興味深いのは、こと南京事件については日本は相当分の悪い加害者なのに、この手の人々は何故か被害者の語法で語ることだ。しかも「不当」に賠償や謝罪を要求されている、という認識が前提にある。

デマを根拠に自らを被害者気取りしている加害者という図式の醜悪さは異常。

これはやはりhokusyuさんが論じた「責任」意識にかかわる反応なのだろうか。応答責任を端的に不快感と見なし、すべてを相手側の責任として投影する。そもそもが最初から感情論なのだろう。

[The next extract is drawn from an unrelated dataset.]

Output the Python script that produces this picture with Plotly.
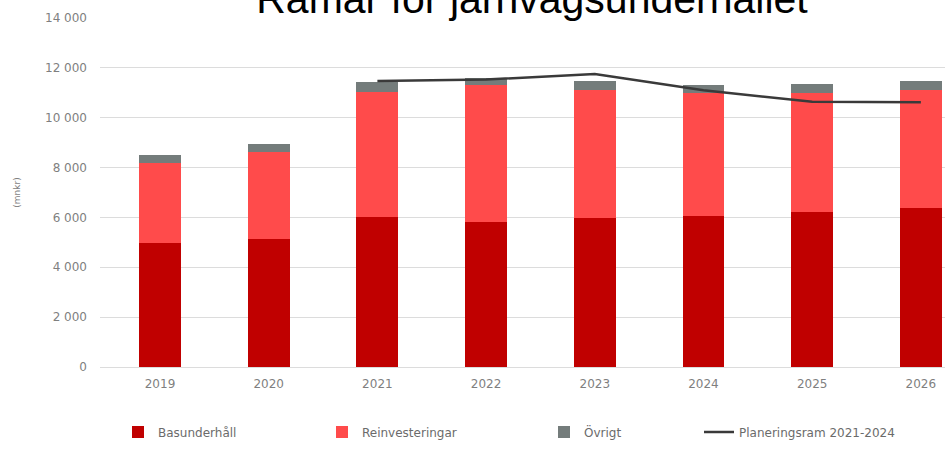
import plotly.graph_objects as go

years = ["2019", "2020", "2021", "2022", "2023", "2024", "2025", "2026"]
basunderhall = [4960, 5150, 6030, 5830, 5960, 6040, 6200, 6370]
reinvesteringar = [3230, 3480, 5010, 5480, 5150, 4960, 4780, 4740]
ovrigt = [310, 300, 380, 280, 370, 310, 370, 360]
plan_years = ["2021", "2022", "2023", "2024", "2025", "2026"]
planeringsram = [11470, 11530, 11750, 11100, 10640, 10620]
y_ticks = [0, 2000, 4000, 6000, 8000, 10000, 12000, 14000]

tick_font = dict(family="DejaVu Sans", size=12, color="#7f7f7f")
leg_font = dict(family="DejaVu Sans", size=12, color="#6b6b6b")

fig = go.Figure()
fig.add_trace(go.Bar(x=years, y=basunderhall, name="Basunderhåll", legend="legend",
                     marker=dict(color="#C00000", line=dict(width=0))))
fig.add_trace(go.Bar(x=years, y=reinvesteringar, name="Reinvesteringar", legend="legend2",
                     marker=dict(color="#FF4B4B", line=dict(width=0))))
fig.add_trace(go.Bar(x=years, y=ovrigt, name="Övrigt", legend="legend3",
                     marker=dict(color="#747C7B", line=dict(width=0))))
fig.add_trace(go.Scatter(x=plan_years, y=planeringsram, name="Planeringsram 2021-2024",
                         legend="legend4", mode="lines",
                         line=dict(color="#3a3a3a", width=2.5)))

def leg(px):
    return dict(orientation="h", x=(px - 100) / 845, xanchor="left",
                y=(367 - 432) / 349, yanchor="middle", font=leg_font,
                bgcolor="rgba(0,0,0,0)")

fig.update_layout(
    width=945, height=462,
    barmode="stack", bargap=0.614,
    separators=", ",
    plot_bgcolor="white", paper_bgcolor="white",
    margin=dict(l=100, r=0, t=18, b=95),
    title=dict(text="Ramar för järnvägsunderhållet", x=532 / 945, xanchor="center",
               xref="container", yref="container", y=(462 - 13) / 462, yanchor="bottom",
               font=dict(family="Liberation Sans", size=41, color="black")),
    legend=leg(118),
    legend2=leg(322),
    legend3=leg(544),
    legend4=leg(699),
    xaxis=dict(type="category", range=[-0.552, 7.222], showgrid=False, showline=False,
               ticks="", tickfont=tick_font, ticklabelstandoff=8),
    yaxis=dict(range=[0, 14000], tickvals=y_ticks, tickformat=",d", showgrid=True,
               gridcolor="#dcdcdc", gridwidth=1, zeroline=True, zerolinecolor="#dcdcdc",
               zerolinewidth=1, showline=False, ticks="", tickfont=tick_font,
               ticklabelstandoff=12,
               title=dict(text="(mnkr)", font=dict(family="DejaVu Sans", size=9, color="#7f7f7f"),
                          standoff=22)),
    showlegend=True,
)

fig.write_html("out.html")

そうした人々の語法は、彼ら自身が相手側に見出しているものとほぼ同一のものとなる。例示したものでは、「中国が我々を強請っている」ということへの批判が「デマを根拠とした強請の語法」として表現されているように。前の記事でも書いたように中国をデマだと批判する側こそがデマに引っかかっているというような罠にはまっている。

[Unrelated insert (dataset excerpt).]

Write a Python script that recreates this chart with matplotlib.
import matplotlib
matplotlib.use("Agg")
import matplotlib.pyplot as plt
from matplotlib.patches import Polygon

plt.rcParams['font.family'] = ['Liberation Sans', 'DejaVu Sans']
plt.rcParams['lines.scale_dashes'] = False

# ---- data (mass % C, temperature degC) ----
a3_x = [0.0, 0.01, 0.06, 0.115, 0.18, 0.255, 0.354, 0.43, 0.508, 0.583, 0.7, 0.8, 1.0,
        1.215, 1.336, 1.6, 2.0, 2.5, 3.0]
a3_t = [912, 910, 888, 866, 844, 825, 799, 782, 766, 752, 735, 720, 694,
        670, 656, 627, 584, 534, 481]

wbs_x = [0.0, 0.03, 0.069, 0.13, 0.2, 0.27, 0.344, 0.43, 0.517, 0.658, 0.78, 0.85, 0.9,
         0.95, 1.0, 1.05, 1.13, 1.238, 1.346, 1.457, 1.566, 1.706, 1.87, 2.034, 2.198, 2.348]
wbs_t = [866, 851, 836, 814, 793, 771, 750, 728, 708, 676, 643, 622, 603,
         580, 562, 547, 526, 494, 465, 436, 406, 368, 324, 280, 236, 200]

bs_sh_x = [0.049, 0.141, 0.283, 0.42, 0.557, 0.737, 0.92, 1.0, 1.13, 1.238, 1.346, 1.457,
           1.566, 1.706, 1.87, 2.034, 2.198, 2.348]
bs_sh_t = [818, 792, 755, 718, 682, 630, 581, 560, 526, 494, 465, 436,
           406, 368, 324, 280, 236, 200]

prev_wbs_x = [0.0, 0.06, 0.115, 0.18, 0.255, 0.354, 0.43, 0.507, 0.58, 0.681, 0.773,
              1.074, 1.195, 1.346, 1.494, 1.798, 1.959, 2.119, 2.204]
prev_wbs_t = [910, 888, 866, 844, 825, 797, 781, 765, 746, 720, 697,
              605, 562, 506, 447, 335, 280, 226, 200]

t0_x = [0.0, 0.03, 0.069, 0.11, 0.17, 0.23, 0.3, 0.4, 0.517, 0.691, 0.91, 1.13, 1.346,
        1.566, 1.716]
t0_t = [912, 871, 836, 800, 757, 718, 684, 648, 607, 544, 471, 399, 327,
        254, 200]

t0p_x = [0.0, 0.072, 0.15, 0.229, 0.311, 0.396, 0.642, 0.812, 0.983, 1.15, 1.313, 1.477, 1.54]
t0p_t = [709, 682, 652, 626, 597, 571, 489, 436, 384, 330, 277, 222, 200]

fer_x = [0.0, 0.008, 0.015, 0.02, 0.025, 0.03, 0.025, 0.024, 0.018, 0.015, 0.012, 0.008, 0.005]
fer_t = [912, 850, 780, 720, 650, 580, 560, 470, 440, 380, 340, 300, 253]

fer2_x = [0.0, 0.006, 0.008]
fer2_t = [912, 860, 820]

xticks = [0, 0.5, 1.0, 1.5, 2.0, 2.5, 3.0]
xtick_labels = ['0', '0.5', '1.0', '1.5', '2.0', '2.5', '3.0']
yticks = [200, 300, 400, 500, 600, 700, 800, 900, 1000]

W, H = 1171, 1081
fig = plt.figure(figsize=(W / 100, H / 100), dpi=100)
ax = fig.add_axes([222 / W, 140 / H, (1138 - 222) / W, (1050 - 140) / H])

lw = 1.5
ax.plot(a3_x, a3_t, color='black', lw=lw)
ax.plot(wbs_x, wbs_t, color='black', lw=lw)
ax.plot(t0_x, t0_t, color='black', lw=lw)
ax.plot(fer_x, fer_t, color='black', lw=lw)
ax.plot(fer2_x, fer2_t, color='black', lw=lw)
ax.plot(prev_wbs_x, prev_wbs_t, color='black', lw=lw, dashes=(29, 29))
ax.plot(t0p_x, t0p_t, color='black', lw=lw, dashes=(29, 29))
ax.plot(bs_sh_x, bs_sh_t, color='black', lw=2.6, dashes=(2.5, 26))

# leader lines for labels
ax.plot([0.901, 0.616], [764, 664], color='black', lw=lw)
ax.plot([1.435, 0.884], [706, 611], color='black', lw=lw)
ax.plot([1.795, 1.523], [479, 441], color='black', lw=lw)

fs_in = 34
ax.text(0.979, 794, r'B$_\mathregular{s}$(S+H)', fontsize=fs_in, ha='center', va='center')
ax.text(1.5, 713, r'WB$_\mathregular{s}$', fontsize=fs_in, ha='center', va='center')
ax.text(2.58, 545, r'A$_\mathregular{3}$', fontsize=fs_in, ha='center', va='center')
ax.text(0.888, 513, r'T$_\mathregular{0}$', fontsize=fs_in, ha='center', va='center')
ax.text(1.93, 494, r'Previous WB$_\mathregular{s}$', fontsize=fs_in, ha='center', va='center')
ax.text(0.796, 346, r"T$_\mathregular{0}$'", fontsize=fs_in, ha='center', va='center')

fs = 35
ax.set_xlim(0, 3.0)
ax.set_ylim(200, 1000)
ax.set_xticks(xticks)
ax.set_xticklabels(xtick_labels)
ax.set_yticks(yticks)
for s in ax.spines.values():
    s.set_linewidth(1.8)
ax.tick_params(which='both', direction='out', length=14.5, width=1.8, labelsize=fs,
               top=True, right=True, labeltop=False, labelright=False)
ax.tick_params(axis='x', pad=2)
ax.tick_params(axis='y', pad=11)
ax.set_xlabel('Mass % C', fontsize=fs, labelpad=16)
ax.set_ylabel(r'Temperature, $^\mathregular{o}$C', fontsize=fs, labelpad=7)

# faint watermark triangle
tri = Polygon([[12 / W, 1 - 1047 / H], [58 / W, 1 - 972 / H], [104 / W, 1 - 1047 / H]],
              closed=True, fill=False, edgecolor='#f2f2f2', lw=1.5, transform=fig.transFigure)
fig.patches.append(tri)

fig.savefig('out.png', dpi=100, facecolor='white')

むしろ問題は、中国叩き以前に、中国を何故叩かなければならないか、というところにあるのかも知れない。被曝者批判を晒した彼が端なくも露呈したように、根本的に被害者が権利擁護を訴えること全般に対する責任意識へのリアクションの一例だとは言えるだろう。

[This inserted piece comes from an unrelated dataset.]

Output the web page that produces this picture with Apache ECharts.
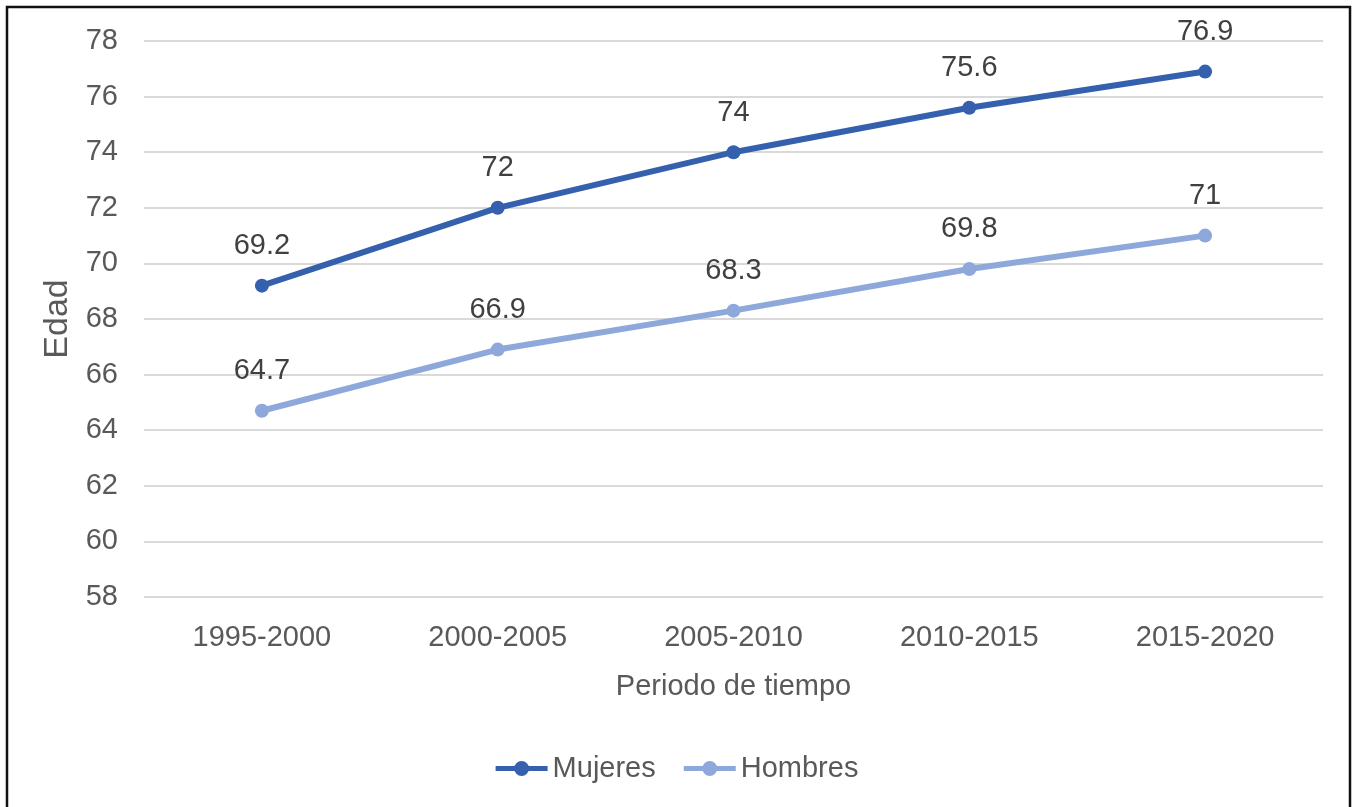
<!DOCTYPE html>
<html>
<head>
<meta charset="utf-8">
<script src="https://cdn.jsdelivr.net/npm/echarts@6/dist/echarts.min.js"></script>
<style>
  html, body { margin: 0; padding: 0; background: #fff; }
  #chart { width: 1354px; height: 807px; }
</style>
</head>
<body>
<div id="chart"></div>
<script>
// Esperanza de vida por periodo
const periodos = ['1995-2000', '2000-2005', '2005-2010', '2010-2015', '2015-2020'];
const mujeres = [69.2, 72, 74, 75.6, 76.9];
const hombres = [64.7, 66.9, 68.3, 69.8, 71];
const yMin = 58, yMax = 78, yStep = 2;

const FONT = '"Liberation Sans", Arial, sans-serif';
const SIZE = 29;
// legend icon: thick line with a dot in the middle (both sub-paths clockwise)
const LEGEND_ICON = 'path://M0,6h52v5H0z M18.5,8.5a7.5,7.5 0 1,1 15,0a7.5,7.5 0 1,1 -15,0z';
const chart = echarts.init(document.getElementById('chart'), null, { renderer: 'canvas' });

function lineSeries(name, data, color) {
  return {
    name: name,
    type: 'line',
    data: data,
    symbol: 'circle',
    symbolSize: 14,
    lineStyle: { width: 6, color: color },
    itemStyle: { color: color },
    label: {
      show: true,
      position: 'top',
      distance: 18,
      fontFamily: FONT,
      fontSize: SIZE,
      color: '#404040'
    },
    emphasis: { disabled: true },
    animation: false
  };
}

chart.setOption({
  backgroundColor: '#fff',
  animation: false,
  textStyle: { fontFamily: FONT },
  graphic: [{
    type: 'rect',
    shape: { x: 7, y: 7, width: 1343, height: 830 },
    style: { fill: 'none', stroke: '#111', lineWidth: 2.5 },
    silent: true
  }],
  grid: { left: 144, right: 31, top: 41, bottom: 210 },
  legend: {
    data: [
      { name: 'Mujeres', icon: LEGEND_ICON },
      { name: 'Hombres', icon: LEGEND_ICON }
    ],
    bottom: 19,
    left: 'center',
    itemWidth: 52,
    itemHeight: 15,
    itemGap: 28,
    textStyle: { fontFamily: FONT, fontSize: SIZE, color: '#595959' }
  },
  xAxis: {
    type: 'category',
    data: periodos,
    boundaryGap: true,
    name: 'Periodo de tiempo',
    nameLocation: 'middle',
    nameGap: 75,
    nameTextStyle: { fontFamily: FONT, fontSize: SIZE, color: '#595959' },
    axisLine: { show: false },
    axisTick: { show: false },
    axisLabel: { fontFamily: FONT, fontSize: SIZE, color: '#595959', margin: 26 }
  },
  yAxis: {
    type: 'value',
    min: yMin,
    max: yMax,
    interval: yStep,
    name: 'Edad',
    nameLocation: 'middle',
    nameGap: 68,
    nameTextStyle: { fontFamily: FONT, fontSize: 34, color: '#595959' },
    axisLine: { show: false },
    axisTick: { show: false },
    axisLabel: { fontFamily: FONT, fontSize: SIZE, color: '#595959', margin: 26 },
    splitLine: { lineStyle: { color: '#d9d9d9', width: 2 } }
  },
  series: [
    lineSeries('Mujeres', mujeres, '#3560ad'),
    lineSeries('Hombres', hombres, '#8fa8db')
  ]
});
</script>
</body>
</html>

と記事をアップする直前についたブクマもある意味で典型的なので取り上げる。

yamuyam 数字を過小に見積もるのが修正主義ならば、過大に見積もるのもまた修正主義のはず。前者は非難されるが、後者はスルー。むしろ多ければ多いほど好都合みたいな空気さえある。その非対称性に人は興味を惹かれるのでは
http://b.hatena.ne.jp/yamuyam/20090605#bookmark-13818701

とにかく史実派や中国側の印象を不穏なものにしたいのだなという意図だけがだだ漏れになっている典型。歴史修正主義というのは、過小に見積もることでも、過大に見積もることでもなく、歴史学的な手続きを無視してそれを行うことというのは繰り返し主張されていることだ。よくある偏見による錯誤(あるいはデマ)の一例。そして、被害事実に対して過小に見積もることの非倫理性を無視して過小に見積もることのみが批判されるのはおかしいとするような認識はセカンドレイプ擁護と同類で、それをさも第三者を気取った書き方で主張するあたりの厚顔無恥さには本当にうんざりさせられる。多ければ多いほど好都合って、誰にとってだ? で、誰が過大な数をスルーしているんだ?
この記事で批判した当のものがコメントに現れるという典型例でもある。記事を読んで書いているのか不思議だ。